§ **Excerpted data**
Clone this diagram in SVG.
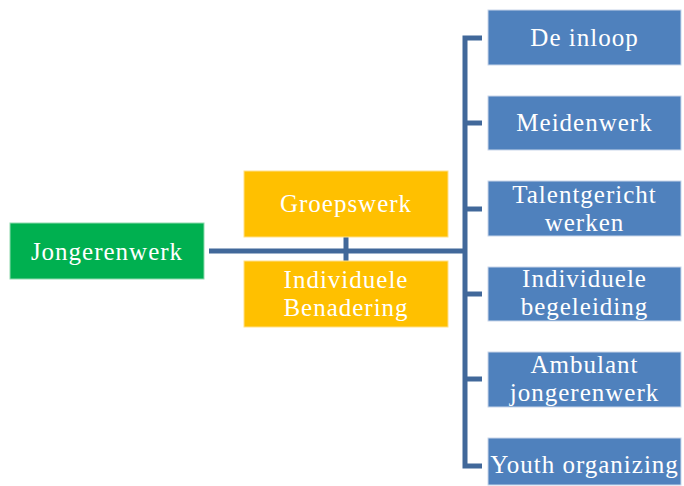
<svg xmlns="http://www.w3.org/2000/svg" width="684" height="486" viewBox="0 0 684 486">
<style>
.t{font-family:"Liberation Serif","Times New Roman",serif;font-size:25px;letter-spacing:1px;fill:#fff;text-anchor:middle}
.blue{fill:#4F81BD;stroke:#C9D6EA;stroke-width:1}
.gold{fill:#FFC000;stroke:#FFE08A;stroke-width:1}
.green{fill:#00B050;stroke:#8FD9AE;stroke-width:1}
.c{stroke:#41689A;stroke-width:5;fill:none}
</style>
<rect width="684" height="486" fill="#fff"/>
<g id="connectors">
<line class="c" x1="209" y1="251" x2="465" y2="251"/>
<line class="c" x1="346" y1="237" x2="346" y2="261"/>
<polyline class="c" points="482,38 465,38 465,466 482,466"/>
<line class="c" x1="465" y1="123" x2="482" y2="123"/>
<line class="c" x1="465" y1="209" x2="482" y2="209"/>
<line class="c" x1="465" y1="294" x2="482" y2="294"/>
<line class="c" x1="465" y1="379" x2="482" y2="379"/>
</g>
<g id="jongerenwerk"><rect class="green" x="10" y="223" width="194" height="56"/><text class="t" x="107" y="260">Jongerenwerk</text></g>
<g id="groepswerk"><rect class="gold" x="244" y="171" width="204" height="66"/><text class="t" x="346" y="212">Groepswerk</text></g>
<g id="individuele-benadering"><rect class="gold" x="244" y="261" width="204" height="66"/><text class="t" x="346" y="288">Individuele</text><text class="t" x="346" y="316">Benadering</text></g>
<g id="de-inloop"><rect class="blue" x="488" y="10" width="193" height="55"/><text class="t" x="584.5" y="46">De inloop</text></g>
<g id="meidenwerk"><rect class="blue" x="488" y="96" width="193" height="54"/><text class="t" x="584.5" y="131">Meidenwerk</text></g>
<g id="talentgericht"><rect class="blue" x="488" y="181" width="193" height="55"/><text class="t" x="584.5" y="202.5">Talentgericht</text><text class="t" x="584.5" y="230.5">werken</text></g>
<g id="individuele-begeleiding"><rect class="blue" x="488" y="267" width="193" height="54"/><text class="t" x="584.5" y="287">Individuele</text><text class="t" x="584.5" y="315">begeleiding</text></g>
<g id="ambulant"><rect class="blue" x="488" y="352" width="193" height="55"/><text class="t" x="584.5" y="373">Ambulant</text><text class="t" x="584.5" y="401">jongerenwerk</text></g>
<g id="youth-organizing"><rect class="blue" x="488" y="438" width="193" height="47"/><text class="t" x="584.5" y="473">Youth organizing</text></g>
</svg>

--

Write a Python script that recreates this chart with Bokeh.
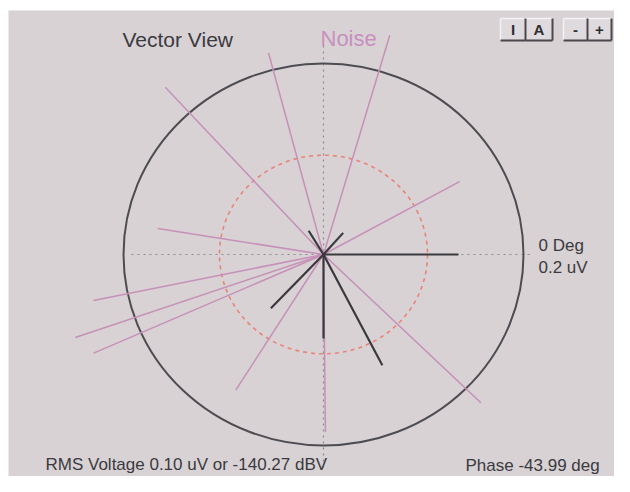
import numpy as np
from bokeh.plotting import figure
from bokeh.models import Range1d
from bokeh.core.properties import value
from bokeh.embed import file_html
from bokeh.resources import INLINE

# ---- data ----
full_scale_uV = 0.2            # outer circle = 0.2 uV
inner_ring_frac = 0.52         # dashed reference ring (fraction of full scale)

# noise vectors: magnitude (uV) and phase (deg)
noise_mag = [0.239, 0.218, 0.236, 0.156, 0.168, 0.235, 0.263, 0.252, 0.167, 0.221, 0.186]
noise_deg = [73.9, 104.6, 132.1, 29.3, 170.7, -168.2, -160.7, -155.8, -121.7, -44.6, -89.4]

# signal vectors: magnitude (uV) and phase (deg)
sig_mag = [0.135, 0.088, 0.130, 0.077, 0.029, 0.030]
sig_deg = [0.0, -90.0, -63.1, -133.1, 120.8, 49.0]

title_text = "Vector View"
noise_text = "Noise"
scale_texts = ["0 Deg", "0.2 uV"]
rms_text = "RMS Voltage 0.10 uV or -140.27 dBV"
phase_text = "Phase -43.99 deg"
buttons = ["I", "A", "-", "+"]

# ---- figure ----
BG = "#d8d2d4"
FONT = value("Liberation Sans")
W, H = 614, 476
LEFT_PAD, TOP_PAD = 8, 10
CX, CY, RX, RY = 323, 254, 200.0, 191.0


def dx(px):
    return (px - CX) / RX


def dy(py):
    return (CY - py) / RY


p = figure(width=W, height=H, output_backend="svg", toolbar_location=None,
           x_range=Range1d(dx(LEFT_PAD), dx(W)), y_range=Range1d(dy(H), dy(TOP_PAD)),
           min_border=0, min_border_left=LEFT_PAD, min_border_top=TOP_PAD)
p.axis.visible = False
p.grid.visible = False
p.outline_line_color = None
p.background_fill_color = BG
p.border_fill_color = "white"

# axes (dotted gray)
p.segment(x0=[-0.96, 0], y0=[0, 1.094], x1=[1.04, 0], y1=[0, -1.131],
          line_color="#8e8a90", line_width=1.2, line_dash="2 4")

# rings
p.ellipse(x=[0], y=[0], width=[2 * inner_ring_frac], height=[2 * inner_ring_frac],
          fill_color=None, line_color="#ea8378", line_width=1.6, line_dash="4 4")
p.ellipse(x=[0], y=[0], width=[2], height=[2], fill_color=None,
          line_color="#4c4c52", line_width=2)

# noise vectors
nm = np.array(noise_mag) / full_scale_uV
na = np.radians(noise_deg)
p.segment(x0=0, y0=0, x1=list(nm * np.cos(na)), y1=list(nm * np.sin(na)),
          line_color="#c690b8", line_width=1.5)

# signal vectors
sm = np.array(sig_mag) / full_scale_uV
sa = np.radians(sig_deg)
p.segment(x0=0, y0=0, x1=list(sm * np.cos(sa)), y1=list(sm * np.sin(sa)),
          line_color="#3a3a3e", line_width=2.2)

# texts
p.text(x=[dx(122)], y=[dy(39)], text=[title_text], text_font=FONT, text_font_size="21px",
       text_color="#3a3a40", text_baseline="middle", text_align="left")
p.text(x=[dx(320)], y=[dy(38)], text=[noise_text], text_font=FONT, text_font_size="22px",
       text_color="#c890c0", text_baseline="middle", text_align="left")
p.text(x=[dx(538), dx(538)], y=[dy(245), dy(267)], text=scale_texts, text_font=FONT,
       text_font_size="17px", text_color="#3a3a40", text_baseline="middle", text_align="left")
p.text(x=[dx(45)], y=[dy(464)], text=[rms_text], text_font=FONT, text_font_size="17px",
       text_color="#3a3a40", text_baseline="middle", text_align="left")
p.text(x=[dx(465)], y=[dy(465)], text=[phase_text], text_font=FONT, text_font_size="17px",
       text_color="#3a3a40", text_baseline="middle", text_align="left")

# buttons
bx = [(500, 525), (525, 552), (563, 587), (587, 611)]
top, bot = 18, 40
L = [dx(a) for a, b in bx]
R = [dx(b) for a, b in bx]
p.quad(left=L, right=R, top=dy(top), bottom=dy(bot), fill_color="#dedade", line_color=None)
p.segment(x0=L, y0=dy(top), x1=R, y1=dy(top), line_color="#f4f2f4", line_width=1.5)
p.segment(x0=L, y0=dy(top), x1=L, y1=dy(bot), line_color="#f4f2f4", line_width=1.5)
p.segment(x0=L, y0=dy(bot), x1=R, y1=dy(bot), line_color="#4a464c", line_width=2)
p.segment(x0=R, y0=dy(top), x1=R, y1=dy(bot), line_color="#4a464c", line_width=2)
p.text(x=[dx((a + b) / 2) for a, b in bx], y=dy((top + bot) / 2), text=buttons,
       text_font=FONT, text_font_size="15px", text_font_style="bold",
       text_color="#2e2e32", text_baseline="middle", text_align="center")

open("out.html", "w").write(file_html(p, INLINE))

* * *

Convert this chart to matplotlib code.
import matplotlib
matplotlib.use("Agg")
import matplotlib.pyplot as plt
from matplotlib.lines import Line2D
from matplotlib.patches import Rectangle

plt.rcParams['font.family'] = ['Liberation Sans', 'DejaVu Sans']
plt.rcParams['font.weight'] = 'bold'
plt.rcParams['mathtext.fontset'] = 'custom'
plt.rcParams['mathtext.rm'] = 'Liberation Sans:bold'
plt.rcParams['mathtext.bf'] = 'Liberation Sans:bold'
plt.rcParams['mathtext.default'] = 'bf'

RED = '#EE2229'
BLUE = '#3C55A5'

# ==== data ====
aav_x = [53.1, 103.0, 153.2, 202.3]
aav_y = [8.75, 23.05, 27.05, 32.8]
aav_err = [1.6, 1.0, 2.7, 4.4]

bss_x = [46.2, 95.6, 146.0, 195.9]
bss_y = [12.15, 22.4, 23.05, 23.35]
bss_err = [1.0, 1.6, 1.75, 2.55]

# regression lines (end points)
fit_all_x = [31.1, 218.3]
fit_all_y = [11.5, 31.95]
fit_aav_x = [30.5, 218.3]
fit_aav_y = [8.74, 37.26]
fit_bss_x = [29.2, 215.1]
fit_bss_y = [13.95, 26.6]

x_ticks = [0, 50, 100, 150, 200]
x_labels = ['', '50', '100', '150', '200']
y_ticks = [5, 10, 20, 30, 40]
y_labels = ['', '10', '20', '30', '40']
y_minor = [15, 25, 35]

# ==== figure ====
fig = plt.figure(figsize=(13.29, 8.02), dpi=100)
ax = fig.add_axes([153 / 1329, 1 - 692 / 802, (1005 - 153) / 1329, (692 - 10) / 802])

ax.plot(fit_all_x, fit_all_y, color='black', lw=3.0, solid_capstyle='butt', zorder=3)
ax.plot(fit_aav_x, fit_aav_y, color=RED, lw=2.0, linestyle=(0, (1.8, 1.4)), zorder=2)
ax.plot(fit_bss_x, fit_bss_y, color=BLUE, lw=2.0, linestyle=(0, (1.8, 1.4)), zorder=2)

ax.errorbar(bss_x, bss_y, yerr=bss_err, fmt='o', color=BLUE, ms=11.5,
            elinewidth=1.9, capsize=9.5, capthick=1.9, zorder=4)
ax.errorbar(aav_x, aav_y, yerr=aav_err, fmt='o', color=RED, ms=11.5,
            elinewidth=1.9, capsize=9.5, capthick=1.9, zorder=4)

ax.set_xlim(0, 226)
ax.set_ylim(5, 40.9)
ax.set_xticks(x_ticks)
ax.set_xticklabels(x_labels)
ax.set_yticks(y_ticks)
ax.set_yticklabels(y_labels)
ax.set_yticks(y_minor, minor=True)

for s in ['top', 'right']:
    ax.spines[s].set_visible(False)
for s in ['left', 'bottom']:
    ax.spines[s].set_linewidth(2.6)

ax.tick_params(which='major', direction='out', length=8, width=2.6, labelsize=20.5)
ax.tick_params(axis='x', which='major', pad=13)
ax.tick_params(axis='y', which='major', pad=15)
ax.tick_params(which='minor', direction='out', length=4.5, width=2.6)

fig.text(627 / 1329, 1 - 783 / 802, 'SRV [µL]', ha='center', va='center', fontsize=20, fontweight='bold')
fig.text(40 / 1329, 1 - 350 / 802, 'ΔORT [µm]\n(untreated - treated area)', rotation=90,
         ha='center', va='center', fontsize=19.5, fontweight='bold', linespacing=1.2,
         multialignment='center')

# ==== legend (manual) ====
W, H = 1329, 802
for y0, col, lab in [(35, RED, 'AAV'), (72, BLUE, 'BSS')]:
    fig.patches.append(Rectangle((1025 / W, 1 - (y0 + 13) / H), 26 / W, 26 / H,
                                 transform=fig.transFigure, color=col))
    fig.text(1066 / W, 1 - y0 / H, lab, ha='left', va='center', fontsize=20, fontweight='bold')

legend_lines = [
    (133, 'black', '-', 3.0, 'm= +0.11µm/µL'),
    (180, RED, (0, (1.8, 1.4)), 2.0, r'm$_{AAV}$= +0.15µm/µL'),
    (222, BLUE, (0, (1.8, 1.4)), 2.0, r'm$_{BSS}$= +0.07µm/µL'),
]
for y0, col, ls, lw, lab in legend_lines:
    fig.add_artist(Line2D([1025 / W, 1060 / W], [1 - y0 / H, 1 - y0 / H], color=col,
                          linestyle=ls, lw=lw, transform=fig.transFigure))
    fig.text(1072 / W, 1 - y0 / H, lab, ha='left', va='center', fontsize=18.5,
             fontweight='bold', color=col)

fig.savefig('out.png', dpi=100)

§ **What is needed**
From the records above, pull out each line that has "matplotlib".

§ **Answer to this task**
Convert this chart to matplotlib code.
import matplotlib
matplotlib.use("Agg")
import matplotlib.pyplot as plt
from matplotlib.lines import Line2D
from matplotlib.patches import Rectangle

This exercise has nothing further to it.